[Part of a data file]
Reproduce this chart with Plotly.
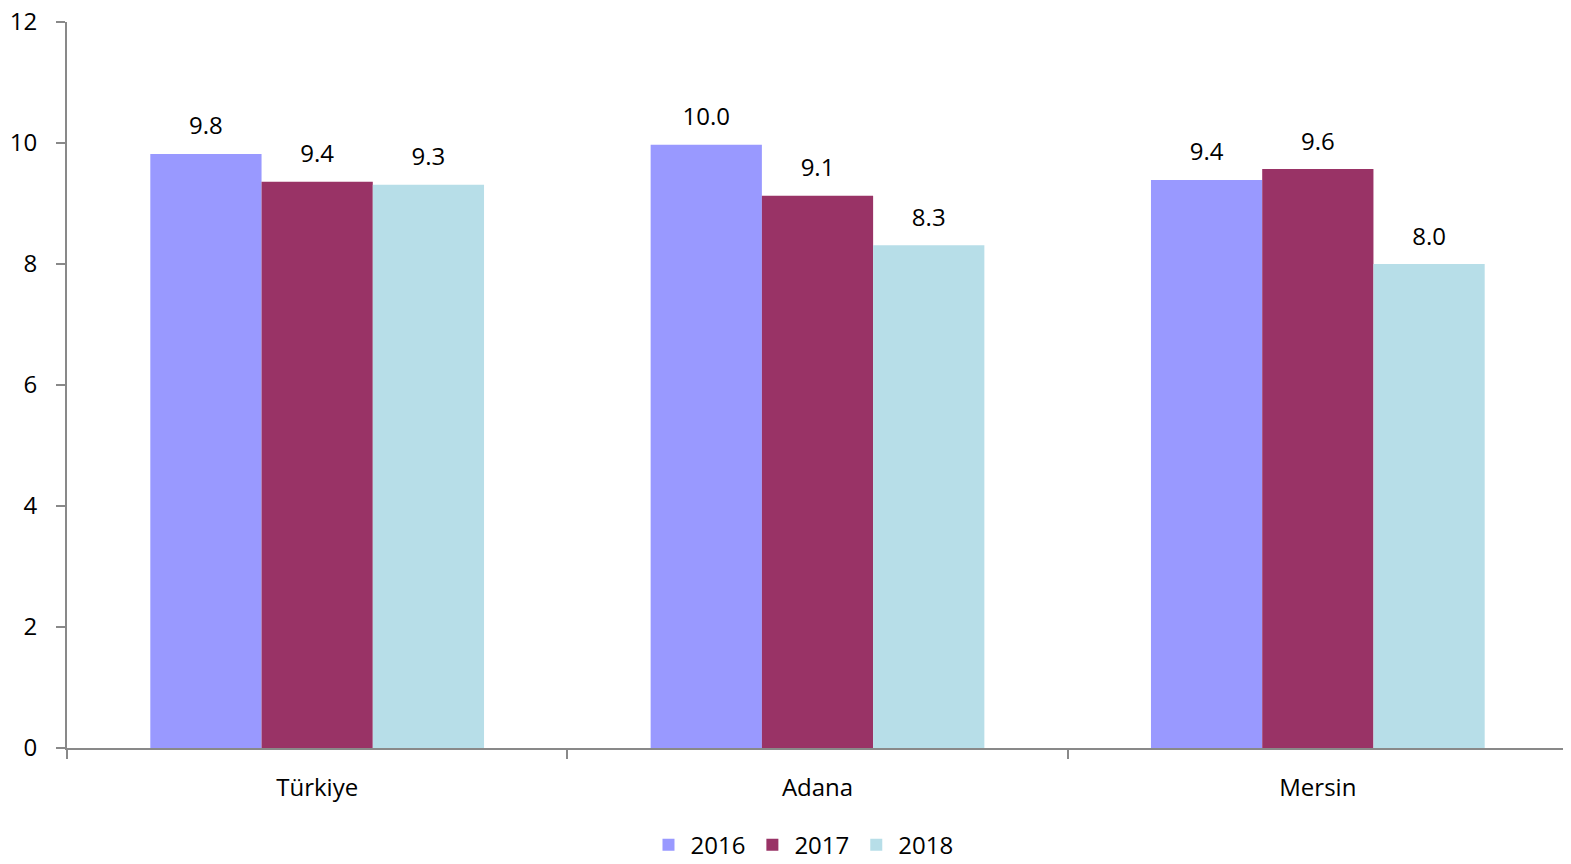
import plotly.graph_objects as go

categories = ["Türkiye", "Adana", "Mersin"]
years = ["2016", "2017", "2018"]
values_2016 = [9.82, 9.97, 9.39]
values_2017 = [9.36, 9.13, 9.57]
values_2018 = [9.31, 8.31, 8.0]
colors = ["#9999FF", "#993366", "#B7DEE8"]
y_ticks = [0, 2, 4, 6, 8, 10, 12]

FONT = "Open Sans"
FS = 24
fig = go.Figure()
series = [values_2016, values_2017, values_2018]
for name, vals, col in zip(years, series, colors):
    fig.add_trace(go.Bar(
        name=name, x=categories, y=vals, marker=dict(color=col, line=dict(width=0)),
        offsetgroup=name,
    ))
for name, vals in zip(years, series):
    fig.add_trace(go.Scatter(
        x=categories, y=vals, mode="markers+text", offsetgroup=name,
        marker=dict(size=20, color="rgba(0,0,0,0)"),
        text=[f"{v:.1f}" for v in vals], textposition="top center",
        textfont=dict(family=FONT, size=FS, color="#000000"),
        showlegend=False, hoverinfo="skip", cliponaxis=False,
    ))

fig.update_layout(
    width=1571, height=864,
    margin=dict(l=59, r=11, t=14, b=124),
    paper_bgcolor="white", plot_bgcolor="white",
    barmode="group", bargap=0.333, bargroupgap=0,
    scattermode="group", scattergap=0.333,
    font=dict(family=FONT, size=FS, color="#000000"),
    showlegend=True,
    legend=dict(orientation="h", x=0.49, xanchor="center", xref="paper",
                yref="container", y=0.031, yanchor="middle",
                font=dict(family=FONT, size=FS), traceorder="normal", itemwidth=34),
)
fig.update_xaxes(
    automargin=False,
    showline=True, linecolor="#898989", linewidth=2,
    ticks="outside", tickson="boundaries", ticklen=9, tickcolor="#898989", tickwidth=2,
    showgrid=False, tickfont=dict(family=FONT, size=FS), ticklabelstandoff=17,
    ticklabeloverflow="allow",
)
fig.update_yaxes(
    automargin=False,
    range=[0, 12], tickvals=y_ticks, showline=True, linecolor="#898989", linewidth=2,
    ticks="outside", ticklen=9, tickcolor="#898989", tickwidth=2,
    showgrid=False, zeroline=False, tickfont=dict(family=FONT, size=FS), ticklabelstandoff=14,
    ticklabeloverflow="allow",
)
fig.write_html("out.html")
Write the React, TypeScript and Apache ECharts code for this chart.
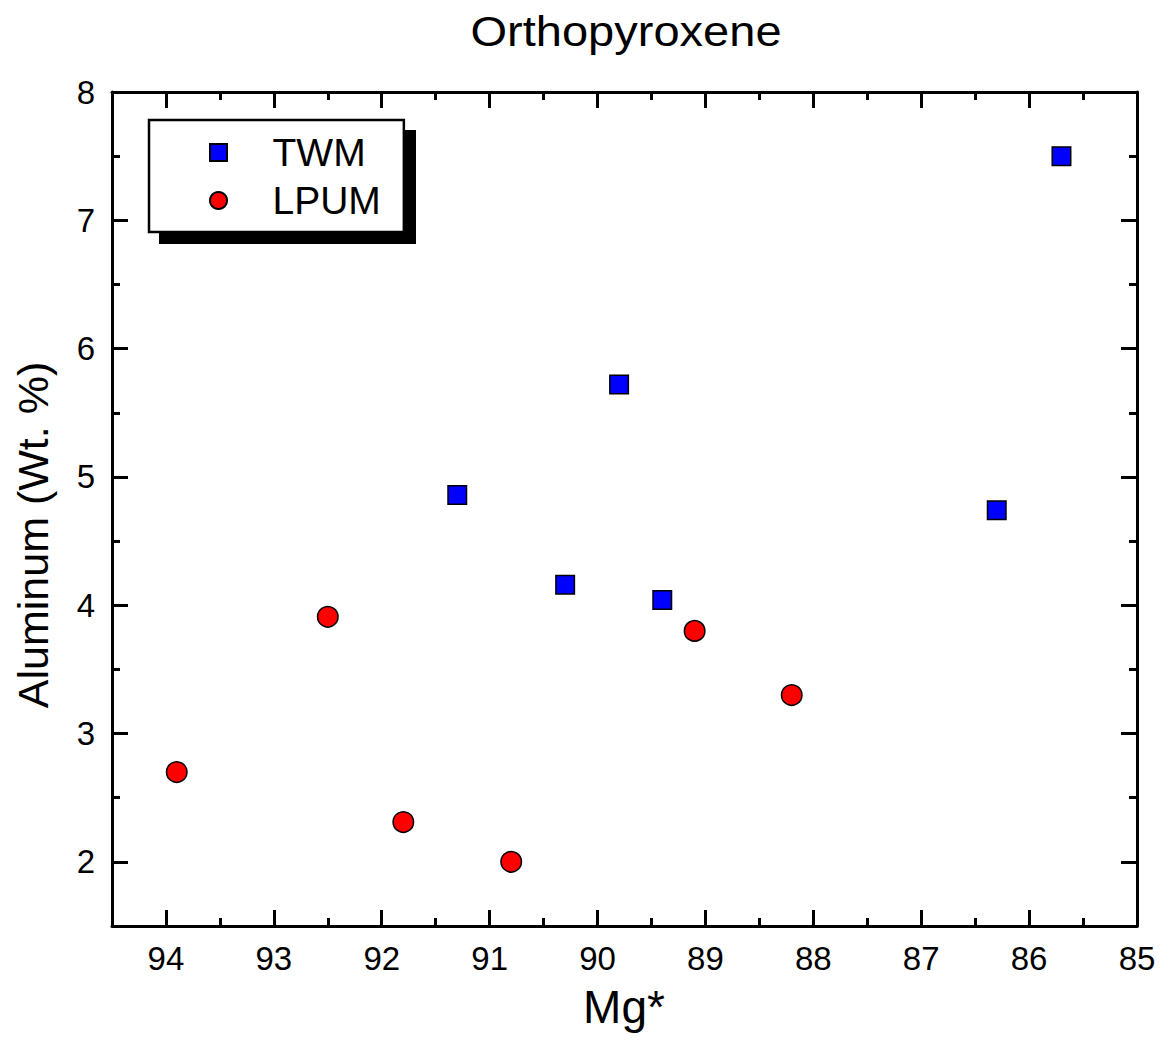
import React, { useEffect, useRef } from 'react';
import * as echarts from 'echarts';

// ---- data ----
const seriesNames = ['TWM', 'LPUM'];
const twmMg = [91.3, 90.3, 89.8, 89.4, 86.3, 85.7];
const twmAl = [4.86, 4.16, 5.72, 4.04, 4.74, 7.5];
const lpumMg = [93.9, 92.5, 91.8, 90.8, 89.1, 88.2];
const lpumAl = [2.7, 3.91, 2.31, 2.0, 3.8, 3.3];

const titleText = 'Orthopyroxene';
const xName = 'Mg*';
const yName = 'Aluminum (Wt. %)';

const xMin = 85;
const xMax = 94.5;
const yMin = 1.5;
const yMax = 8;

const FONT = '"Liberation Sans", Arial, Helvetica, sans-serif';

export default function App() {
  const ref = useRef<HTMLDivElement>(null);

  useEffect(() => {
    if (!ref.current) return;
    const chart = echarts.init(ref.current, null, { renderer: 'svg' });

    const axisLine = { show: true, onZero: false, lineStyle: { color: '#000', width: 3 } };
    const axisTick = { show: true, inside: true, length: 16, lineStyle: { color: '#000', width: 3 } };
    const minorTick = { show: true, splitNumber: 2, length: 8, lineStyle: { color: '#000', width: 3 } };
    const intLabel = (v: number) => (Math.abs(v - Math.round(v)) < 1e-9 ? String(Math.round(v)) : '');

    const xBase = {
      type: 'value',
      inverse: true,
      min: xMin,
      max: xMax,
      interval: 1,
      axisLine,
      axisTick,
      minorTick,
      splitLine: { show: false },
      minorSplitLine: { show: false },
    };
    const yBase = {
      type: 'value',
      min: yMin,
      max: yMax,
      splitNumber: 7,
      axisLine,
      axisTick,
      minorTick,
      splitLine: { show: false },
      minorSplitLine: { show: false },
    };

    const option: any = {
      animation: false,
      backgroundColor: '#fff',
      grid: { left: 112, right: 25, top: 92, bottom: 114, containLabel: false },
      xAxis: [
        {
          ...xBase,
          position: 'bottom',
          axisLabel: { show: true, color: '#000', fontSize: 33, fontFamily: FONT, margin: 16, formatter: intLabel },
        },
        {
          ...xBase,
          position: 'top',
          axisLabel: { show: false },
        },
      ],
      yAxis: [
        {
          ...yBase,
          position: 'left',
          axisLabel: { show: true, color: '#000', fontSize: 33, fontFamily: FONT, margin: 17, formatter: intLabel },
        },
        {
          ...yBase,
          position: 'right',
          axisLabel: { show: false },
        },
      ],
      legend: {
        show: true,
        orient: 'vertical',
        left: 149,
        top: 120,
        padding: [13, 23, 12, 60],
        itemGap: 9,
        itemWidth: 98,
        itemHeight: 17,
        backgroundColor: '#fff',
        borderColor: '#000',
        borderWidth: 2.5,
        borderRadius: 0,
        symbolKeepAspect: true,
        selectedMode: false,
        textStyle: { color: '#000', fontSize: 39, fontFamily: FONT },
        data: [
          { name: seriesNames[0], icon: 'path://M0 0H10V10H0Z' },
          { name: seriesNames[1], icon: 'circle' },
        ],
      },
      graphic: [
        {
          type: 'rect',
          z: 3,
          shape: { x: 159, y: 130, width: 257, height: 114 },
          style: { fill: '#000' },
          silent: true,
        },
        {
          type: 'text',
          x: 626,
          y: 31,
          scaleX: 1.12,
          style: { text: titleText, fontSize: 42, fontFamily: FONT, fill: '#000', align: 'center', verticalAlign: 'middle' },
        },
        {
          type: 'text',
          x: 624,
          y: 1007,
          style: { text: xName, fontSize: 46, fontFamily: FONT, fill: '#000', align: 'center', verticalAlign: 'middle' },
        },
        {
          type: 'text',
          x: 33,
          y: 535,
          rotation: Math.PI / 2,
          style: { text: yName, fontSize: 43, fontFamily: FONT, fill: '#000', align: 'center', verticalAlign: 'middle' },
        },
      ],
      series: [
        {
          name: seriesNames[0],
          type: 'scatter',
          xAxisIndex: 0,
          yAxisIndex: 0,
          symbol: 'rect',
          symbolSize: 18.5,
          itemStyle: { color: '#0000ff', borderColor: '#000', borderWidth: 1.5, opacity: 1 },
          data: twmMg.map((x, i) => [x, twmAl[i]]),
        },
        {
          name: seriesNames[1],
          type: 'scatter',
          xAxisIndex: 0,
          yAxisIndex: 0,
          symbol: 'circle',
          symbolSize: 20.5,
          itemStyle: { color: '#ff0000', borderColor: '#000', borderWidth: 1.5, opacity: 1 },
          data: lpumMg.map((x, i) => [x, lpumAl[i]]),
        },
      ],
    };

    chart.setOption(option);
    return () => chart.dispose();
  }, []);

  return (
    <div
      ref={ref}
      style={{ position: 'absolute', left: 0, top: 0, width: 1162, height: 1040, background: '#fff' }}
    />
  );
}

▶ **Short exercise**:
Sift through the entries and copy every line with "this".

▶ **Reply**:
Reproduce this chart with Plotly.
Write the React, TypeScript and Apache ECharts code for this chart.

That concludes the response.